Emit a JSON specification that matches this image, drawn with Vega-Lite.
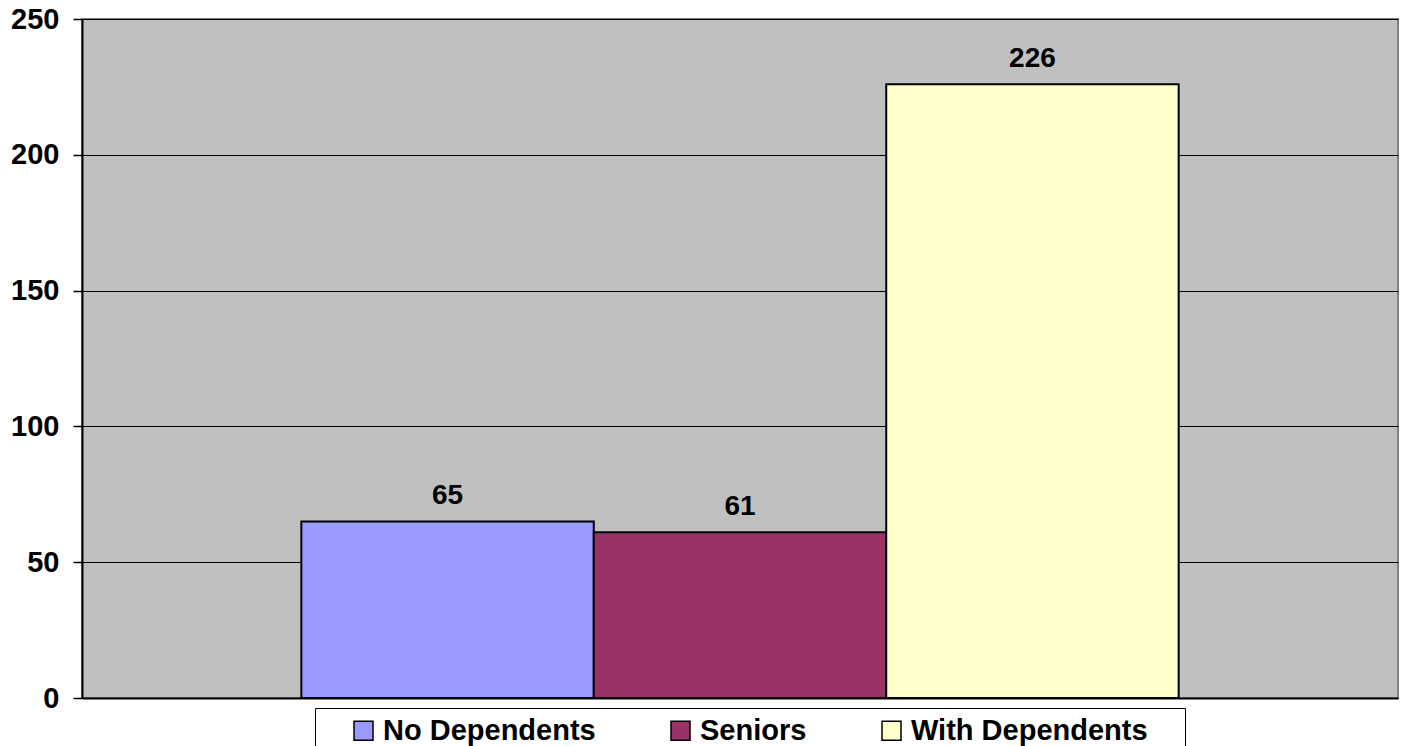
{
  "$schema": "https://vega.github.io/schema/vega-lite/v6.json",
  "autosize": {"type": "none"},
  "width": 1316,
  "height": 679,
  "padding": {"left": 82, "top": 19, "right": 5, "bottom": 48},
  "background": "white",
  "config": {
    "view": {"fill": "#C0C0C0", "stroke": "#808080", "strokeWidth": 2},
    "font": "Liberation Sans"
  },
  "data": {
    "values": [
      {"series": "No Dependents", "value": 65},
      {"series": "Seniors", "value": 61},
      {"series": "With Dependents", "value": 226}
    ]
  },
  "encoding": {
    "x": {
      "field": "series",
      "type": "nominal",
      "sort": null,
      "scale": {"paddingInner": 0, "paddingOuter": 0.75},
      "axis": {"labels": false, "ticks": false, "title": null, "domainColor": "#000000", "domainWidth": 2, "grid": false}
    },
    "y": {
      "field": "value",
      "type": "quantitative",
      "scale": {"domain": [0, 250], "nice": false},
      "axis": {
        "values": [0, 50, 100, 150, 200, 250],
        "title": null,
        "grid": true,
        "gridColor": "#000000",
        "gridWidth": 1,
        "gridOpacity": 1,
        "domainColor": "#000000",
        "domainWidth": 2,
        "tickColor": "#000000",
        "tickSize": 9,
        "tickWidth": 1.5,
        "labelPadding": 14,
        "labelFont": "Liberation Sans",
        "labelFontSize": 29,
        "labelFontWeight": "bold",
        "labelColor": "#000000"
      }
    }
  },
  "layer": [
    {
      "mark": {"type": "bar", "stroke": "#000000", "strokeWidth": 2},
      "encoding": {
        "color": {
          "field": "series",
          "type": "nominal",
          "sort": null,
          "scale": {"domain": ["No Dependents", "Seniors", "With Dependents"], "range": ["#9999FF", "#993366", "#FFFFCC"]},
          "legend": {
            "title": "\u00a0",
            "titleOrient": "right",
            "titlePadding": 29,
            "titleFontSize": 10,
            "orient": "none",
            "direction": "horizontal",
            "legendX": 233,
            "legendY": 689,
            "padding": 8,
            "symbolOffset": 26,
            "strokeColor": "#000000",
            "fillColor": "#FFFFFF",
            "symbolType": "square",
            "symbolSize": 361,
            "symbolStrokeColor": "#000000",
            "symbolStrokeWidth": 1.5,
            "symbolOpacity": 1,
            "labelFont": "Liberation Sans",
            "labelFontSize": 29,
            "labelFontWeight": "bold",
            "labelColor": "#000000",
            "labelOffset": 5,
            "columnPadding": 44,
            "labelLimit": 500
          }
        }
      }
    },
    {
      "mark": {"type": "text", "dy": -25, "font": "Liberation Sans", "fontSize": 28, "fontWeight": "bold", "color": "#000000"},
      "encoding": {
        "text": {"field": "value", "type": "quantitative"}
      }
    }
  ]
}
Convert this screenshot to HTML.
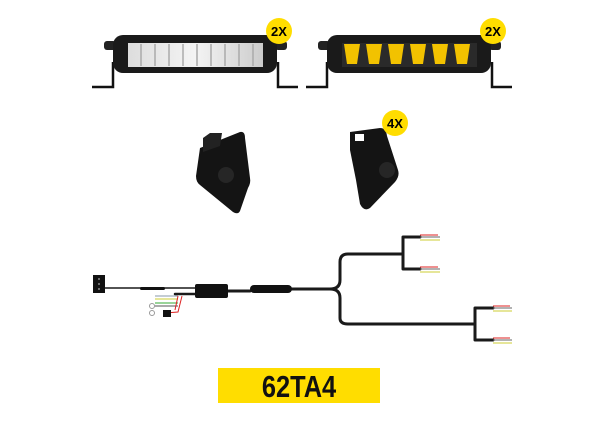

Given problem: Can you repeat every record above exactly, apart from the pictures?

Task result:
Emit a JSON specification that matches this image, drawn with Vega-Lite.
{
  "$schema": "https://vega.github.io/schema/vega-lite/v6.json",
  "autosize": {"type": "none"},
  "width": 1316,
  "height": 679,
  "padding": {"left": 82, "top": 19, "right": 5, "bottom": 48},
  "background": "white",
  "config": {
    "view": {"fill": "#C0C0C0", "stroke": "#808080", "strokeWidth": 2},
    "font": "Liberation Sans"
  },
  "data": {
    "values": [
      {"series": "No Dependents", "value": 65},
      {"series": "Seniors", "value": 61},
      {"series": "With Dependents", "value": 226}
    ]
  },
  "encoding": {
    "x": {
      "field": "series",
      "type": "nominal",
      "sort": null,
      "scale": {"paddingInner": 0, "paddingOuter": 0.75},
      "axis": {"labels": false, "ticks": false, "title": null, "domainColor": "#000000", "domainWidth": 2, "grid": false}
    },
    "y": {
      "field": "value",
      "type": "quantitative",
      "scale": {"domain": [0, 250], "nice": false},
      "axis": {
        "values": [0, 50, 100, 150, 200, 250],
        "title": null,
        "grid": true,
        "gridColor": "#000000",
        "gridWidth": 1,
        "gridOpacity": 1,
        "domainColor": "#000000",
        "domainWidth": 2,
        "tickColor": "#000000",
        "tickSize": 9,
        "tickWidth": 1.5,
        "labelPadding": 14,
        "labelFont": "Liberation Sans",
        "labelFontSize": 29,
        "labelFontWeight": "bold",
        "labelColor": "#000000"
      }
    }
  },
  "layer": [
    {
      "mark": {"type": "bar", "stroke": "#000000", "strokeWidth": 2},
      "encoding": {
        "color": {
          "field": "series",
          "type": "nominal",
          "sort": null,
          "scale": {"domain": ["No Dependents", "Seniors", "With Dependents"], "range": ["#9999FF", "#993366", "#FFFFCC"]},
          "legend": {
            "title": "\u00a0",
            "titleOrient": "right",
            "titlePadding": 29,
            "titleFontSize": 10,
            "orient": "none",
            "direction": "horizontal",
            "legendX": 233,
            "legendY": 689,
            "padding": 8,
            "symbolOffset": 26,
            "strokeColor": "#000000",
            "fillColor": "#FFFFFF",
            "symbolType": "square",
            "symbolSize": 361,
            "symbolStrokeColor": "#000000",
            "symbolStrokeWidth": 1.5,
            "symbolOpacity": 1,
            "labelFont": "Liberation Sans",
            "labelFontSize": 29,
            "labelFontWeight": "bold",
            "labelColor": "#000000",
            "labelOffset": 5,
            "columnPadding": 44,
            "labelLimit": 500
          }
        }
      }
    },
    {
      "mark": {"type": "text", "dy": -25, "font": "Liberation Sans", "fontSize": 28, "fontWeight": "bold", "color": "#000000"},
      "encoding": {
        "text": {"field": "value", "type": "quantitative"}
      }
    }
  ]
}
Convert this screenshot to HTML.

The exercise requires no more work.